■ Job: Nothing in the data should change when you return it, but leave the pictures out.
· · · · ·
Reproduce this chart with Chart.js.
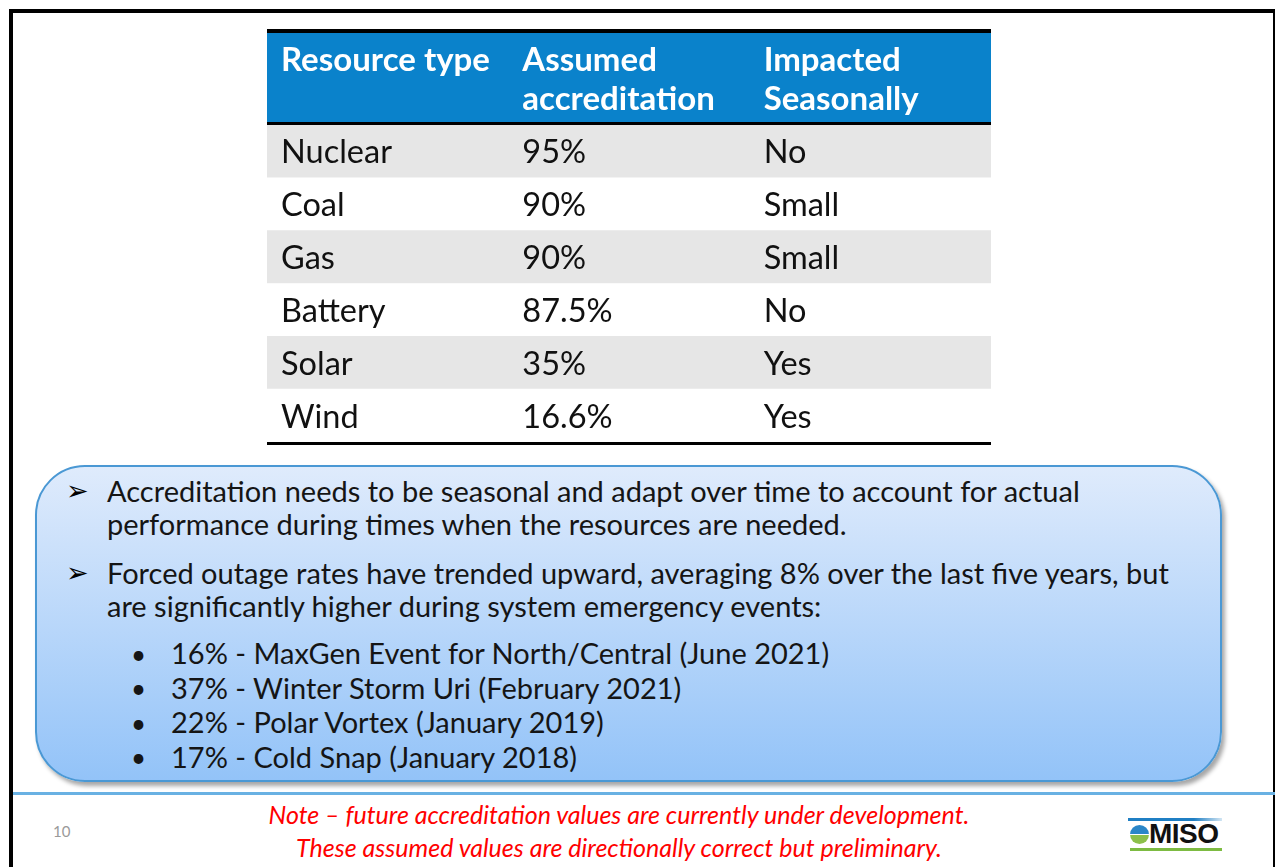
<!DOCTYPE html>
<html>
<head>
<meta charset="utf-8">
<script src="https://cdn.jsdelivr.net/npm/chart.js@4.4.1/dist/chart.umd.min.js"></script>
<style>
  html, body { margin: 0; padding: 0; background: #fff; }
  body { width: 1275px; height: 867px; position: relative; overflow: hidden; font-family: Lato, "Open Sans", sans-serif; }
  .frame { position: absolute; left: 9px; top: 9px; width: 1260px; height: 900px;
           border-top: 4px solid #000; border-left: 4px solid #000; border-right: 2px solid #000; }
  #tableWrap { position: absolute; left: 267px; top: 29px; width: 724px; height: 416px; }
  .box { position: absolute; left: 35px; top: 465px; width: 1183px; height: 313px;
         border: 2px solid #4a98d4; border-radius: 50px;
         background: linear-gradient(#dfebfc, #93c3f8);
         box-shadow: 3px 4px 4px rgba(0,0,0,0.35); }
  .t { position: absolute; white-space: nowrap; color: #151515; }
  .rule { position: absolute; left: 13px; top: 792px; width: 1262px; height: 3px; background: #69b1e3; }
  .logo-top { position: absolute; left: 1128px; top: 818px; width: 94px; height: 3px;
              background: linear-gradient(90deg, #1f7fc4 70%, rgba(31,127,196,0.2)); }
  .logo-bot { position: absolute; left: 1130px; top: 848px; width: 92px; height: 3px; background: #7dbb42; }
  .globe { position: absolute; left: 1130px; top: 825px; width: 19px; height: 19px; border-radius: 50%;
           background: linear-gradient(#2a86c8 0 45%, #fff 45% 52%, #8cc04b 52% 100%); }
</style>
</head>
<body>
<div class="frame"></div>
<div id="tableWrap"><canvas id="tableChart" width="724" height="416"></canvas></div>
<div class="box"></div>
<div id="texts"></div>
<div class="rule"></div>
<div class="logo-top"></div>
<div class="globe"></div>
<div class="logo-bot"></div>
<script>
// table contents
const headers = [['Resource type'], ['Assumed', 'accreditation'], ['Impacted', 'Seasonally']];
const resourceTypes = ['Nuclear', 'Coal', 'Gas', 'Battery', 'Solar', 'Wind'];
const accreditation = [95, 90, 90, 87.5, 35, 16.6];
const seasonal = ['No', 'Small', 'Small', 'No', 'Yes', 'Yes'];

// text in the blue box and footer
const mainBullets = [
  ['Accreditation needs to be seasonal and adapt over time to account for actual',
   'performance during times when the resources are needed.'],
  ['Forced outage rates have trended upward, averaging 8% over the last five years, but',
   'are significantly higher during system emergency events:']
];
const subBullets = [
  '16% - MaxGen Event for North/Central (June 2021)',
  '37% - Winter Storm Uri (February 2021)',
  '22% - Polar Vortex (January 2019)',
  '17% - Cold Snap (January 2018)'
];
const noteLines = [
  'Note \u2013 future accreditation values are currently under development.',
  'These assumed values are directionally correct but preliminary.'
];
const pageNumber = '10';

const PAD = 14;

const tablePlugin = {
  id: 'tableText',
  beforeDatasetsDraw(chart) {
    const { ctx, chartArea: a } = chart;
    ctx.save();
    ctx.fillStyle = '#000';
    ctx.fillRect(a.left, 0, a.width, 4);
    ctx.fillStyle = '#0a82cb';
    ctx.fillRect(a.left, 4, a.width, a.top - 7);
    ctx.fillStyle = '#000';
    ctx.fillRect(a.left, a.top - 3, a.width, 3);
    ctx.restore();
  },
  afterDatasetsDraw(chart) {
    const { ctx, chartArea: a, scales: { x, y } } = chart;
    ctx.save();
    ctx.fillStyle = '#000';
    ctx.fillRect(a.left, a.bottom, a.width, 3);

    ctx.textBaseline = 'alphabetic';
    ctx.fillStyle = '#fff';
    ctx.font = 'bold 33px Lato';
    headers.forEach((lines, c) => {
      lines.forEach((s, k) => ctx.fillText(s, x.getPixelForValue(c) + PAD, 42 + k * 39));
    });

    ctx.fillStyle = '#111';
    ctx.font = '32.5px Lato';
    resourceTypes.forEach((name, i) => {
      const yb = y.getPixelForValue(i) + 12;
      ctx.fillText(name, x.getPixelForValue(0) + PAD, yb);
      ctx.fillText(accreditation[i] + '%', x.getPixelForValue(1) + PAD, yb);
      ctx.fillText(seasonal[i], x.getPixelForValue(2) + PAD, yb);
    });
    ctx.restore();
  }
};

new Chart(document.getElementById('tableChart'), {
  type: 'bar',
  data: {
    labels: resourceTypes,
    datasets: [{
      data: resourceTypes.map(() => [0, headers.length]),
      backgroundColor: c => (c.dataIndex % 2 === 0 ? '#e6e6e6' : '#ffffff'),
      borderWidth: 0,
      barPercentage: 1,
      categoryPercentage: 1
    }]
  },
  options: {
    indexAxis: 'y',
    responsive: false,
    animation: false,
    devicePixelRatio: 1,
    layout: { padding: { top: 96, bottom: 3, left: 0, right: 0 } },
    scales: {
      x: { display: false, min: 0, max: headers.length },
      y: { display: false }
    },
    plugins: { legend: { display: false }, tooltip: { enabled: false } }
  },
  plugins: [tablePlugin]
});

// HTML text placed by baseline
const holder = document.getElementById('texts');
function put(text, x, baseline, size, extra) {
  const d = document.createElement('div');
  d.className = 't';
  d.textContent = text;
  d.style.fontSize = size + 'px';
  d.style.lineHeight = size + 'px';
  d.style.left = x + 'px';
  d.style.top = (baseline - 0.887 * size) + 'px';
  if (extra) Object.assign(d.style, extra);
  holder.appendChild(d);
  return d;
}

const mainBase = [[502, 535], [584, 617]];
mainBullets.forEach((lines, b) => {
  put('\u27A2', 66, mainBase[b][0] - 1, 27, { fontFamily: '"DejaVu Sans"', color: '#000' });
  lines.forEach((s, k) => put(s, 107, mainBase[b][k], 29));
});
subBullets.forEach((s, i) => {
  const base = 664 + i * 34.5;
  put('\u2022', 131, base, 26);
  put(s, 171, base, 29);
});

noteLines.forEach((s, i) => {
  put(s, 0, 824 + i * 33, 25, { color: '#ff0000', fontStyle: 'italic', width: '1238px', textAlign: 'center' });
});
put(pageNumber, 53, 837, 15, { color: '#9a9a9a' });
put('MISO', 1149, 845, 28, { fontFamily: '"Liberation Sans", Arial', fontWeight: 'bold', color: '#111', letterSpacing: '-0.5px' });
</script>
</body>
</html>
· · · · ·
■ Solved exercise:
Reproduce this chart with Chart.js.
<!DOCTYPE html>
<html>
<head>
<meta charset="utf-8">
<script src="https://cdn.jsdelivr.net/npm/chart.js@4.4.1/dist/chart.umd.min.js"></script>
<style>
  html, body { margin: 0; padding: 0; background: #fff; }
  body { width: 1275px; height: 867px; position: relative; overflow: hidden; font-family: Lato, "Open Sans", sans-serif; }
  .frame { position: absolute; left: 9px; top: 9px; width: 1260px; height: 900px;
           border-top: 4px solid #000; border-left: 4px solid #000; border-right: 2px solid #000; }
  #tableWrap { position: absolute; left: 267px; top: 29px; width: 724px; height: 416px; }
  .box { position: absolute; left: 35px; top: 465px; width: 1183px; height: 313px;
         border: 2px solid #4a98d4; border-radius: 50px;
         background: linear-gradient(#dfebfc, #93c3f8);
         box-shadow: 3px 4px 4px rgba(0,0,0,0.35); }
  .t { position: absolute; white-space: nowrap; color: #151515; }
  .rule { position: absolute; left: 13px; top: 792px; width: 1262px; height: 3px; background: #69b1e3; }
  .logo-top { position: absolute; left: 1128px; top: 818px; width: 94px; height: 3px;
              background: linear-gradient(90deg, #1f7fc4 70%, rgba(31,127,196,0.2)); }
  .logo-bot { position: absolute; left: 1130px; top: 848px; width: 92px; height: 3px; background: #7dbb42; }
  .globe { position: absolute; left: 1130px; top: 825px; width: 19px; height: 19px; border-radius: 50%;
           background: linear-gradient(#2a86c8 0 45%, #fff 45% 52%, #8cc04b 52% 100%); }
</style>
</head>
<body>
<div class="frame"></div>
<div id="tableWrap"><canvas id="tableChart" width="724" height="416"></canvas></div>
<div class="box"></div>
<div id="texts"></div>
<div class="rule"></div>
<div class="logo-top"></div>
<div class="globe"></div>
<div class="logo-bot"></div>
<script>
// table contents
const headers = [['Resource type'], ['Assumed', 'accreditation'], ['Impacted', 'Seasonally']];
const resourceTypes = ['Nuclear', 'Coal', 'Gas', 'Battery', 'Solar', 'Wind'];
const accreditation = [95, 90, 90, 87.5, 35, 16.6];
const seasonal = ['No', 'Small', 'Small', 'No', 'Yes', 'Yes'];

// text in the blue box and footer
const mainBullets = [
  ['Accreditation needs to be seasonal and adapt over time to account for actual',
   'performance during times when the resources are needed.'],
  ['Forced outage rates have trended upward, averaging 8% over the last five years, but',
   'are significantly higher during system emergency events:']
];
const subBullets = [
  '16% - MaxGen Event for North/Central (June 2021)',
  '37% - Winter Storm Uri (February 2021)',
  '22% - Polar Vortex (January 2019)',
  '17% - Cold Snap (January 2018)'
];
const noteLines = [
  'Note \u2013 future accreditation values are currently under development.',
  'These assumed values are directionally correct but preliminary.'
];
const pageNumber = '10';

const PAD = 14;

const tablePlugin = {
  id: 'tableText',
  beforeDatasetsDraw(chart) {
    const { ctx, chartArea: a } = chart;
    ctx.save();
    ctx.fillStyle = '#000';
    ctx.fillRect(a.left, 0, a.width, 4);
    ctx.fillStyle = '#0a82cb';
    ctx.fillRect(a.left, 4, a.width, a.top - 7);
    ctx.fillStyle = '#000';
    ctx.fillRect(a.left, a.top - 3, a.width, 3);
    ctx.restore();
  },
  afterDatasetsDraw(chart) {
    const { ctx, chartArea: a, scales: { x, y } } = chart;
    ctx.save();
    ctx.fillStyle = '#000';
    ctx.fillRect(a.left, a.bottom, a.width, 3);

    ctx.textBaseline = 'alphabetic';
    ctx.fillStyle = '#fff';
    ctx.font = 'bold 33px Lato';
    headers.forEach((lines, c) => {
      lines.forEach((s, k) => ctx.fillText(s, x.getPixelForValue(c) + PAD, 42 + k * 39));
    });

    ctx.fillStyle = '#111';
    ctx.font = '32.5px Lato';
    resourceTypes.forEach((name, i) => {
      const yb = y.getPixelForValue(i) + 12;
      ctx.fillText(name, x.getPixelForValue(0) + PAD, yb);
      ctx.fillText(accreditation[i] + '%', x.getPixelForValue(1) + PAD, yb);
      ctx.fillText(seasonal[i], x.getPixelForValue(2) + PAD, yb);
    });
    ctx.restore();
  }
};

new Chart(document.getElementById('tableChart'), {
  type: 'bar',
  data: {
    labels: resourceTypes,
    datasets: [{
      data: resourceTypes.map(() => [0, headers.length]),
      backgroundColor: c => (c.dataIndex % 2 === 0 ? '#e6e6e6' : '#ffffff'),
      borderWidth: 0,
      barPercentage: 1,
      categoryPercentage: 1
    }]
  },
  options: {
    indexAxis: 'y',
    responsive: false,
    animation: false,
    devicePixelRatio: 1,
    layout: { padding: { top: 96, bottom: 3, left: 0, right: 0 } },
    scales: {
      x: { display: false, min: 0, max: headers.length },
      y: { display: false }
    },
    plugins: { legend: { display: false }, tooltip: { enabled: false } }
  },
  plugins: [tablePlugin]
});

// HTML text placed by baseline
const holder = document.getElementById('texts');
function put(text, x, baseline, size, extra) {
  const d = document.createElement('div');
  d.className = 't';
  d.textContent = text;
  d.style.fontSize = size + 'px';
  d.style.lineHeight = size + 'px';
  d.style.left = x + 'px';
  d.style.top = (baseline - 0.887 * size) + 'px';
  if (extra) Object.assign(d.style, extra);
  holder.appendChild(d);
  return d;
}

const mainBase = [[502, 535], [584, 617]];
mainBullets.forEach((lines, b) => {
  put('\u27A2', 66, mainBase[b][0] - 1, 27, { fontFamily: '"DejaVu Sans"', color: '#000' });
  lines.forEach((s, k) => put(s, 107, mainBase[b][k], 29));
});
subBullets.forEach((s, i) => {
  const base = 664 + i * 34.5;
  put('\u2022', 131, base, 26);
  put(s, 171, base, 29);
});

noteLines.forEach((s, i) => {
  put(s, 0, 824 + i * 33, 25, { color: '#ff0000', fontStyle: 'italic', width: '1238px', textAlign: 'center' });
});
put(pageNumber, 53, 837, 15, { color: '#9a9a9a' });
put('MISO', 1149, 845, 28, { fontFamily: '"Liberation Sans", Arial', fontWeight: 'bold', color: '#111', letterSpacing: '-0.5px' });
</script>
</body>
</html>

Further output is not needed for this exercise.